Antes mesmo de o CNJ (Conselho Nacional de Justiça) determinar que o Tribunal de Justiça paranaense (TJ-PR) elucide os fatos, a Corregedoria do órgão anunciou abertura de procedimento para apurar a conduta da magistrada.
Via assessoria, o TJ-PR informou que abriu prazo para defesa da juíza e que a investigação seguirá resolução do CNJ, a Lei Orgânica da Magistratura (Loman) e o regimento interno da Corte.
Mesmo que um dos artigos da Loman preveja que juízes não sejam punidos por opiniões ou pelo conteúdo de decisões que proferirem, como explica a advogada Natália Brotto, especialista em direito constitucional, o próprio dispositivo abre exceções para “casos de improbidade ou excesso de linguagem”.
“São conceitos extremamente amplos e que fornecem pouca objetividade para analisar casos como a decisão da juíza”, ressalva.
Para o presidente da OAB-PR, não haveria como enquadrar o ocorrido nas hipóteses de imunidade. “Não vemos que ela possa invocar esse direito, pois não se trata de opinião”, diz.
Como explica Natália Brotto, as penas administrativas podem variar da mais leve, uma advertência, à mais grave, com a demissão do serviço público, a depender do entendimento da maioria absoluta dos julgadores.
A Corregedoria do tribunal paranaense, formada por sete juízes auxiliares e dois desembargadores, tem 140 dias para concluir o processo, incluindo prazo para defesa e manifestação do Ministério Público (MP).
Além da via administrativa, a seccional paranaense da Ordem dos Advogados do Brasil (OAB-PR) encaminhou o caso ao MP para averiguar possível ocorrência de crime de discriminação ou preconceito com base na raça, previsto no artigo 20 da lei 7.716/1989.
O delito estipula pena de reclusão de um a três anos e multa, mas, como ressalta o presidente da OAB-PR, Cássio Telles, permite transação penal, ou seja, substituição da prisão por penas alternativas, como prestação de serviço à comunidade. A perda do cargo público também é uma das possíveis consequências previstas na lei, já que o ato foi cometido no exercício da função.
Natália Brotto não exclui a possibilidade de enquadrar a conduta da juíza no crime de injúria racial, previsto no artigo 140, § 3º, do Código Penal, com pena de reclusão de um a três anos e multa.

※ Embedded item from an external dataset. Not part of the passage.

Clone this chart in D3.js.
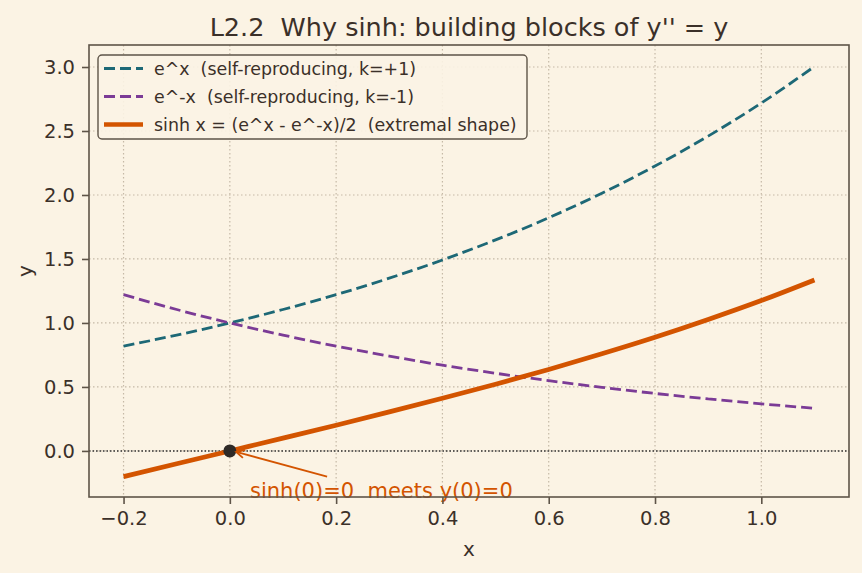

A advogada que denunciou o caso pediu ainda a anulação da sentença que condenou seu cliente por associação criminosa, roubo e furto. Ela ainda aguarda prazo para fornecer as razões da apelação ao TJ-PR. Thayse Pozzobon argumenta que o fator “raça”, citado na decisão, foi usado para aumentar a pena imposta ao réu.
A juíza Inês Zarpelon não respondeu ao pedido da reportagem para comentar os desdobramentos. Via Associação dos Magistrados do Paraná (Amapar), a juíza havia divulgado uma nota pedindo desculpas pelo ocorrido e afirmando que a frase foi “retirada de um contexto maior” e que a cor da pele do réu não foi levada em consideração para condená-lo.
“Se houve um erro, que então seja esclarecido o quanto antes. Pedimos que sentença seja reformada e anulada e que não sejamos mais reféns de decisões como essas. Esse tipo de conduta é intolerável, seja no Judiciário ou em qualquer lugar”, afirma Pozzobon.
Para o presidente da OAB-PR não caberia uma anulação, mas apenas uma reforma da sentença. A decisão caberá aos desembargadores do tribunal paranaense, que podem fazer voltar o processo ao estágio anterior à condenação.
Telles acrescenta que, em 33 anos de profissão, foi a primeira vez em que se deparou com uma menção à raça em uma sentença condenatória. Na OAB-PR, até então, a juíza não havia sido alvo de outras reclamações por parte de advogados.
“O erro aconteceu, foi lamentável, ainda que ela esteja justificando por conta de uma falha de redação na sentença, um erro gravíssimo, jamais poderia ter sido escrito dessa maneira”, diz.